Ramazzotti, Jovanotti, Umbertotozzi, giannananininog an toe! Als het om Italiaanse popmuziek gaat, lijkt het of je daar pas mag zingen nadat ze je stembanden hebben geraspt als was het parmeggiano, en je een obees gevoel voor drama hebt.
Wie de toplaag wegkrabt, komt toch wel degelijk progressieve, bijzondere muziek tegen. Van verleden-tijdkanonnen als Lucio Battisti (luister naar meesterwerken als Il nostro caro angelo, helaas niet op Spotify) en Adriano Celentano tot recentere namen als Baustelle, Afterhours en Thegiornalisti. En wees gerust, Ramazzotti en consorten hebben vele, vele navolgers gekregen.
In mijn wekelijkse Perfect Pop Differente playlist (hier te vinden) duiken sinds een paar jaar steeds meer nieuwe Italianen op. Ragazze & ragazzi die zich bewegen in de driehoek rap, folk en elektronica. Met duidelijke referenties naar het raspdrama van de Zucchero’s, met knipoogjes naar Italodisco.

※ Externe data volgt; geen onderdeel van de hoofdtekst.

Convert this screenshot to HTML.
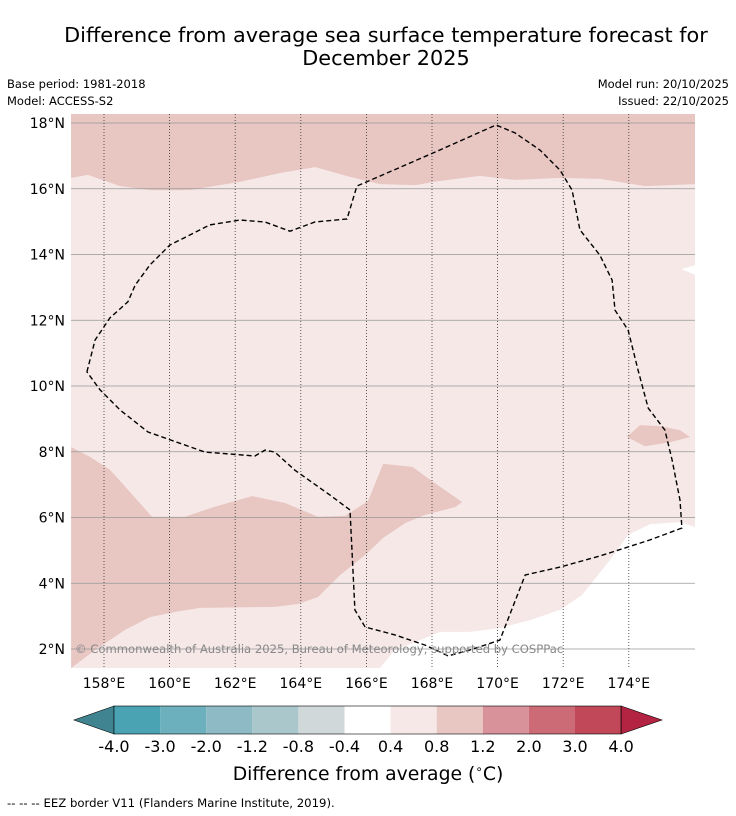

Het is vooral luie muziek. In sjoktempo, met soms haast verveelde zang (Gazzelle, Dutch Nazari), soms op het zuchtmeisjerige af (Santa Manu), en ook de autotune is doorgedrongen tot de Laars. Ainé, Giorgio Poi en Cosmo zijn wat mij betreft de meest interessante namen. Mannen die allerlei invloeden in hun (tekstueel vaak zeer uitgebreide) liedjes verwerken, een eigen, herkenbaar geluid hebben en een heel album spannend kunnen houden. Alessio Bondì doet dat ook, al is deze Siciliaan wat meer naar buiten gericht, muzikaal gezien, dan de anderen. Wat hem er een beetje buiten doet vallen, maar zo breed is het dus wel.
Bondì stond afgelopen ESNS in Groningen, wat weinig heeft losgemaakt (of ik heb het gemist). Of Ainé of Poi ook bij niet-Italiaans sprekenden wat gaan losmaken, ik kan ’t alleen maar hopen.
Hoe dan ook: E pericoloso sporgersi. Sowieso.